STATED PROBLEM: Reproduce the data exactly and drop any pictures it holds.

• • • •

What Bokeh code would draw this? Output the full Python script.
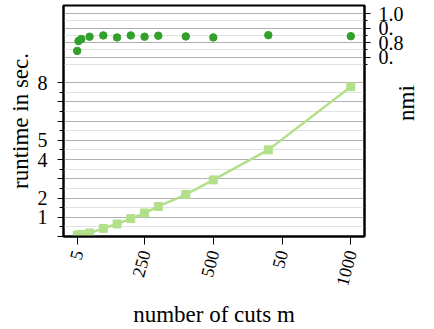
import math

from bokeh.embed import file_html
from bokeh.models import FixedTicker, Grid, LinearAxis, Range1d
from bokeh.plotting import figure
from bokeh.resources import INLINE

# number of cuts m and the measurements taken for each
cuts = [5, 10, 20, 50, 100, 150, 200, 250, 300, 400, 500, 700, 1000]
runtime = [0.06, 0.08, 0.10, 0.18, 0.42, 0.65, 0.93, 1.22, 1.56, 2.18, 2.94, 4.50, 7.78]
nmi = [0.743, 0.811, 0.825, 0.841, 0.850, 0.836, 0.850, 0.841, 0.848, 0.843, 0.836, 0.852, 0.845]

# axis ticks and their labels
x_ticks = [5, 250, 500, 750, 1000]
x_tick_labels = ["5", "250", "500", "50", "1000"]
runtime_ticks = [0, 1, 2, 3, 4, 5, 6, 7, 8]
runtime_tick_labels = ["", "1", "2", "", "4", "5", "", "", "8"]
runtime_minor = [0.5, 1.5, 2.5, 3.5, 4.5, 5.5, 6.5, 7.5]
nmi_ticks = [0.7, 0.8, 0.9, 1.0]
nmi_tick_labels = ["0.", "0.8", "0.", "1.0"]
nmi_minor = [0.65, 0.75, 0.85, 0.95]
nmi_title_at = 0.258  # middle of the nmi range, where its title sits

FONT = "Liberation Serif"
TICK_SIZE = "20px"
XTICK_SIZE = "18px"
LABEL_SIZE = "23px"
RUNTIME_COLOR = "#b2df8a"
NMI_COLOR = "#33a02c"

p = figure(
    width=434, height=329,
    x_range=Range1d(-44.75, 1049.75),
    y_range=Range1d(0, 12),
    output_backend="svg", toolbar_location=None,
    min_border_left=63, min_border_right=70,
    min_border_top=5, min_border_bottom=90,
)
p.extra_y_ranges = {"nmi": Range1d(-0.541, 1.057)}

p.background_fill_color = "white"
p.border_fill_color = "white"
p.outline_line_color = "black"
p.outline_line_width = 2

# runtime curve (left axis)
p.line(cuts, runtime, line_color=RUNTIME_COLOR, line_width=2.5)
p.scatter(cuts, runtime, marker="square", size=8, color=RUNTIME_COLOR)

# nmi scores (right axis)
p.scatter(cuts, nmi, marker="circle", size=7.5, color=NMI_COLOR, y_range_name="nmi")

# x axis
xa = p.xaxis[0]
xa.ticker = FixedTicker(ticks=x_ticks)
xa.major_label_overrides = dict(zip(x_ticks, x_tick_labels))
xa.major_label_orientation = math.radians(75)
xa.major_tick_out = 8
xa.major_tick_in = 0
xa.minor_tick_out = 0
xa.minor_tick_in = 0
xa.major_label_standoff = 6
xa.axis_label = "number of cuts m"
xa.axis_label_standoff = 10

# left axis
ya = p.yaxis[0]
ya.ticker = FixedTicker(ticks=runtime_ticks, minor_ticks=runtime_minor)
ya.major_label_overrides = dict(zip(runtime_ticks, runtime_tick_labels))
ya.axis_label = "runtime in sec."
ya.major_tick_out = 6
ya.major_tick_in = 0
ya.minor_tick_out = 4
ya.minor_tick_in = 0
ya.major_label_standoff = 10
ya.axis_label_standoff = 2

# right axis for nmi
na = LinearAxis(
    y_range_name="nmi",
    ticker=FixedTicker(ticks=nmi_ticks, minor_ticks=nmi_minor),
)
na.major_label_overrides = dict(zip(nmi_ticks, nmi_tick_labels))
na.major_tick_out = 6
na.major_tick_in = 0
na.minor_tick_out = 3
na.minor_tick_in = 0
na.major_label_standoff = 8
p.add_layout(na, "right")

for ax in (xa, ya, na):
    ax.axis_line_color = "black"
    ax.axis_line_width = 2
    ax.major_tick_line_color = "black"
    ax.minor_tick_line_color = "black"
    ax.major_label_text_font = FONT
    ax.major_label_text_font_size = TICK_SIZE
    ax.major_label_text_color = "black"
    ax.axis_label_text_font = FONT
    ax.axis_label_text_font_size = LABEL_SIZE
    ax.axis_label_text_font_style = "normal"
    ax.axis_label_text_color = "black"
xa.major_label_text_font_size = XTICK_SIZE

# "nmi" title, set upright-reading beside the nmi tick labels
nt = LinearAxis(
    y_range_name="nmi",
    ticker=FixedTicker(ticks=[nmi_title_at], minor_ticks=[]),
    major_label_overrides={nmi_title_at: "nmi"},
    major_label_orientation=math.pi / 2,
    major_label_standoff=0,
    major_tick_in=0, major_tick_out=0,
    minor_tick_in=0, minor_tick_out=0,
    axis_line_color=None,
    major_tick_line_color=None,
    minor_tick_line_color=None,
    major_label_text_font=FONT,
    major_label_text_font_size=LABEL_SIZE,
    major_label_text_color="black",
)
p.add_layout(nt, "right")

# grids: integer/half steps on the runtime axis, 0.05 steps on the nmi axis
p.xgrid.grid_line_color = None
p.ygrid.grid_line_color = "#b0b0b0"
p.ygrid.grid_line_width = 1.2
p.ygrid.minor_grid_line_color = "#e2e2e2"
p.ygrid.minor_grid_line_width = 1.2

nmi_grid = Grid(dimension=1, axis=na, y_range_name="nmi",
                grid_line_color="#b0b0b0", grid_line_width=1.2,
                minor_grid_line_color="#e2e2e2", minor_grid_line_width=1.2)
p.add_layout(nmi_grid)

open("out.html", "w").write(file_html(p, INLINE))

• • • •

PROBLEM SOLUTION:
What Bokeh code would draw this? Output the full Python script.
import math

from bokeh.embed import file_html
from bokeh.models import FixedTicker, Grid, LinearAxis, Range1d
from bokeh.plotting import figure
from bokeh.resources import INLINE

# number of cuts m and the measurements taken for each
cuts = [5, 10, 20, 50, 100, 150, 200, 250, 300, 400, 500, 700, 1000]
runtime = [0.06, 0.08, 0.10, 0.18, 0.42, 0.65, 0.93, 1.22, 1.56, 2.18, 2.94, 4.50, 7.78]
nmi = [0.743, 0.811, 0.825, 0.841, 0.850, 0.836, 0.850, 0.841, 0.848, 0.843, 0.836, 0.852, 0.845]

# axis ticks and their labels
x_ticks = [5, 250, 500, 750, 1000]
x_tick_labels = ["5", "250", "500", "50", "1000"]
runtime_ticks = [0, 1, 2, 3, 4, 5, 6, 7, 8]
runtime_tick_labels = ["", "1", "2", "", "4", "5", "", "", "8"]
runtime_minor = [0.5, 1.5, 2.5, 3.5, 4.5, 5.5, 6.5, 7.5]
nmi_ticks = [0.7, 0.8, 0.9, 1.0]
nmi_tick_labels = ["0.", "0.8", "0.", "1.0"]
nmi_minor = [0.65, 0.75, 0.85, 0.95]
nmi_title_at = 0.258  # middle of the nmi range, where its title sits

FONT = "Liberation Serif"
TICK_SIZE = "20px"
XTICK_SIZE = "18px"
LABEL_SIZE = "23px"
RUNTIME_COLOR = "#b2df8a"
NMI_COLOR = "#33a02c"

p = figure(
    width=434, height=329,
    x_range=Range1d(-44.75, 1049.75),
    y_range=Range1d(0, 12),
    output_backend="svg", toolbar_location=None,
    min_border_left=63, min_border_right=70,
    min_border_top=5, min_border_bottom=90,
)
p.extra_y_ranges = {"nmi": Range1d(-0.541, 1.057)}

p.background_fill_color = "white"
p.border_fill_color = "white"
p.outline_line_color = "black"
p.outline_line_width = 2

# runtime curve (left axis)
p.line(cuts, runtime, line_color=RUNTIME_COLOR, line_width=2.5)
p.scatter(cuts, runtime, marker="square", size=8, color=RUNTIME_COLOR)

# nmi scores (right axis)
p.scatter(cuts, nmi, marker="circle", size=7.5, color=NMI_COLOR, y_range_name="nmi")

# x axis
xa = p.xaxis[0]
xa.ticker = FixedTicker(ticks=x_ticks)
xa.major_label_overrides = dict(zip(x_ticks, x_tick_labels))
xa.major_label_orientation = math.radians(75)
xa.major_tick_out = 8
xa.major_tick_in = 0
xa.minor_tick_out = 0
xa.minor_tick_in = 0
xa.major_label_standoff = 6
xa.axis_label = "number of cuts m"
xa.axis_label_standoff = 10

# left axis
ya = p.yaxis[0]
ya.ticker = FixedTicker(ticks=runtime_ticks, minor_ticks=runtime_minor)
ya.major_label_overrides = dict(zip(runtime_ticks, runtime_tick_labels))
ya.axis_label = "runtime in sec."
ya.major_tick_out = 6
ya.major_tick_in = 0
ya.minor_tick_out = 4
ya.minor_tick_in = 0
ya.major_label_standoff = 10
ya.axis_label_standoff = 2

# right axis for nmi
na = LinearAxis(
    y_range_name="nmi",
    ticker=FixedTicker(ticks=nmi_ticks, minor_ticks=nmi_minor),
)
na.major_label_overrides = dict(zip(nmi_ticks, nmi_tick_labels))
na.major_tick_out = 6
na.major_tick_in = 0
na.minor_tick_out = 3
na.minor_tick_in = 0
na.major_label_standoff = 8
p.add_layout(na, "right")

for ax in (xa, ya, na):
    ax.axis_line_color = "black"
    ax.axis_line_width = 2
    ax.major_tick_line_color = "black"
    ax.minor_tick_line_color = "black"
    ax.major_label_text_font = FONT
    ax.major_label_text_font_size = TICK_SIZE
    ax.major_label_text_color = "black"
    ax.axis_label_text_font = FONT
    ax.axis_label_text_font_size = LABEL_SIZE
    ax.axis_label_text_font_style = "normal"
    ax.axis_label_text_color = "black"
xa.major_label_text_font_size = XTICK_SIZE

# "nmi" title, set upright-reading beside the nmi tick labels
nt = LinearAxis(
    y_range_name="nmi",
    ticker=FixedTicker(ticks=[nmi_title_at], minor_ticks=[]),
    major_label_overrides={nmi_title_at: "nmi"},
    major_label_orientation=math.pi / 2,
    major_label_standoff=0,
    major_tick_in=0, major_tick_out=0,
    minor_tick_in=0, minor_tick_out=0,
    axis_line_color=None,
    major_tick_line_color=None,
    minor_tick_line_color=None,
    major_label_text_font=FONT,
    major_label_text_font_size=LABEL_SIZE,
    major_label_text_color="black",
)
p.add_layout(nt, "right")

# grids: integer/half steps on the runtime axis, 0.05 steps on the nmi axis
p.xgrid.grid_line_color = None
p.ygrid.grid_line_color = "#b0b0b0"
p.ygrid.grid_line_width = 1.2
p.ygrid.minor_grid_line_color = "#e2e2e2"
p.ygrid.minor_grid_line_width = 1.2

nmi_grid = Grid(dimension=1, axis=na, y_range_name="nmi",
                grid_line_color="#b0b0b0", grid_line_width=1.2,
                minor_grid_line_color="#e2e2e2", minor_grid_line_width=1.2)
p.add_layout(nmi_grid)

open("out.html", "w").write(file_html(p, INLINE))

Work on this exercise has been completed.